Every day, Watch This offers staff recommendations inspired by a new movie coming out that week. This week: The genre-blending sequel Riddick inspires five days of space Westerns.


Ghosts Of Mars (2001)

John Carpenter’s love of Westerns was apparent as early as 1976’s Rio Bravo riff Assault On Precinct 13, so it’s no surprise that his 2001 sci-fi/horror actioner, Ghosts Of Mars, also has obvious oater roots. Eschewing revisionist leanings in favor of an unabashed pro-colonial position, Carpenter’s tale (co-written with Larry Sulkis) is set in 2176 on a still-terraforming Mars governed by women. Such female supremacy is embodied by Natasha Henstridge’s badass beauty, a military lieutenant compelled to explain to superiors how a routine prisoner transport mission spiraled into unholy chaos. Told in flashback, that story concerns Henstridge and her cowboy-like compadres boarding a desert-traversing train to pick up Ice Cube’s accused murderer. That task leads to a deserted outpost town, and the discovery that humans’ mining operations have unleashed evil Martian spirits that possess people, compelling them to stick metal in their skin, file their teeth, and mutilate themselves in a manner that—as evidenced by Richard Cetrone’s pale-faced ghoul leader—makes them look like overzealous Marilyn Manson fans.

Ghosts Of Mars’ villains are a somewhat ridiculous bunch, and the film’s dialogue is all cheeseball one-liners.

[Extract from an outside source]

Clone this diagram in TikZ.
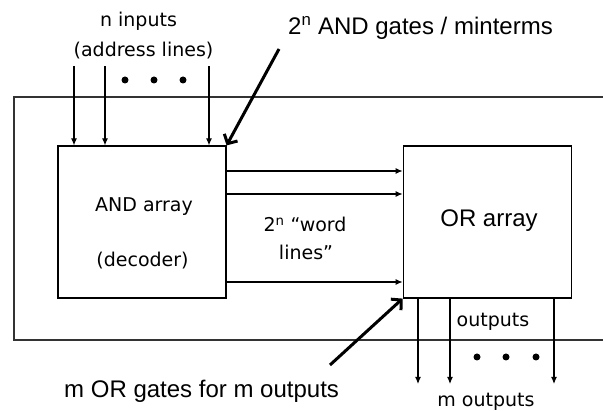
\documentclass[tikz,border=0pt]{standalone}
\usepackage{fontspec}
\setmainfont{DejaVu Sans}
\newfontfamily\arialfont{Liberation Sans}
\usetikzlibrary{positioning}
\usetikzlibrary{calc}
\usetikzlibrary{arrows.meta}

\tikzset{
  block/.style={draw, line width=1.2pt, minimum width=168pt, minimum height=152pt, inner sep=0pt},
  wire/.style={line width=1.1pt, -{Latex[length=7pt,width=6pt]}},
  pointer/.style={line width=3pt, -{Straight Barb[length=7pt,width=15pt]}},
  vtext/.style={font=\fontsize{19}{23}\selectfont, inner sep=0pt},
  atext/.style={font=\arialfont\fontsize{24}{28}\selectfont, inner sep=0pt},
  bullet/.style={circle, fill, inner sep=0pt, minimum size=7pt},
}

\begin{document}
\begin{tikzpicture}[x=1pt, y=-1pt]
    \useasboundingbox (0,0) rectangle (603,411);

    % frame round both arrays (open to the right)
    \draw[line width=1.2pt, black!80] (620,97) -- (14,97) -- (14,340) -- (620,340);

    \node[block] (andarr) at (142,222) {};
    \node[block, right=176pt of andarr] (orarr) {};

    \node[vtext, anchor=base] (andlbl) at (144,212) {AND array};
    \node[vtext, anchor=base] (declbl) at (142.5,267) {(decoder)};
    \node[atext, anchor=base] (orlbl) at (489,227) {OR array};

    % address lines
    \foreach \x [count=\i] in {74,105,209} {
        \coordinate (in\i) at (\x,66);
        \draw[wire] (in\i) -- (in\i |- andarr.north);
    }
    \foreach \x [count=\i] in {125,154,183}
        \node[bullet] (idot\i) at (\x,80) {};

    % word lines
    \foreach \y [count=\i] in {171,194,282} {
        \coordinate (w\i) at (314,\y);
        \draw[wire] (w\i -| andarr.east) -- (w\i -| orarr.west);
    }

    % outputs
    \foreach \x [count=\i] in {418,450,554} {
        \coordinate (out\i) at (\x,384);
        \draw[wire] (out\i |- orarr.south) -- (out\i);
    }
    \foreach \x [count=\i] in {477,506,536}
        \node[bullet] (odot\i) at (\x,357) {};

    \node[vtext, anchor=base] (ninp) at (138.5,27) {n inputs};
    \node[vtext, anchor=base] (addr) at (143.5,57) {(address lines)};
    \node[atext, anchor=base west] (andnote) at (288,35) {2\textsuperscript{n} AND gates / minterms};
    \node[vtext, anchor=base] (word1) at (305,232) {2\textsuperscript{n} “word};
    \node[vtext, anchor=base] (word2) at (306,260) {lines”};
    \node[vtext, anchor=base] (outlbl) at (493,327) {outputs};
    \node[vtext, anchor=base] (mout) at (486,407) {m outputs};
    \node[atext, anchor=base west] (ornote) at (64,398) {m OR gates for m outputs};

    % pointers from the notes
    \coordinate (p1) at (279,49);
    \draw[pointer] (p1) -- (andarr.north east);
    \coordinate (p2) at (330,365);
    \draw[pointer] (p2) -- (orarr.south west);
\end{tikzpicture}
\end{document}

Still, Carpenter’s futuristic Western embraces its B-movie nature to entertaining effect, delivering gory shoot-outs and character-squabbling scenes bolstered by colorful supporting performances from Pam Grier (as the gruff commander), Jason Statham (as the flirtatious tough guy), and Joanna Cassidy (as the cause of the ghostly outbreak). While Carpenter’s demonic indigenous baddies are obvious Native American stand-ins, the director doesn’t press his allegorical points too hard, instead putting most of his effort into making Cube and Henstridge iconic ass-kickers in a Snake Plissken or Jack Burton mold. That’s not a wholly successful endeavor, but the stars’ macho banter does much to keep the proceedings amusingly light, and Carpenter’s direction—in this, his last theatrical feature until 2010’s awful The Ward—remains sturdy, characterized by his typically evocative widescreen imagery.

Availability: Ghosts Of Mars is available on Blu-ray and DVD (which can be obtained through Netflix) and to rent or purchase from the major digital services.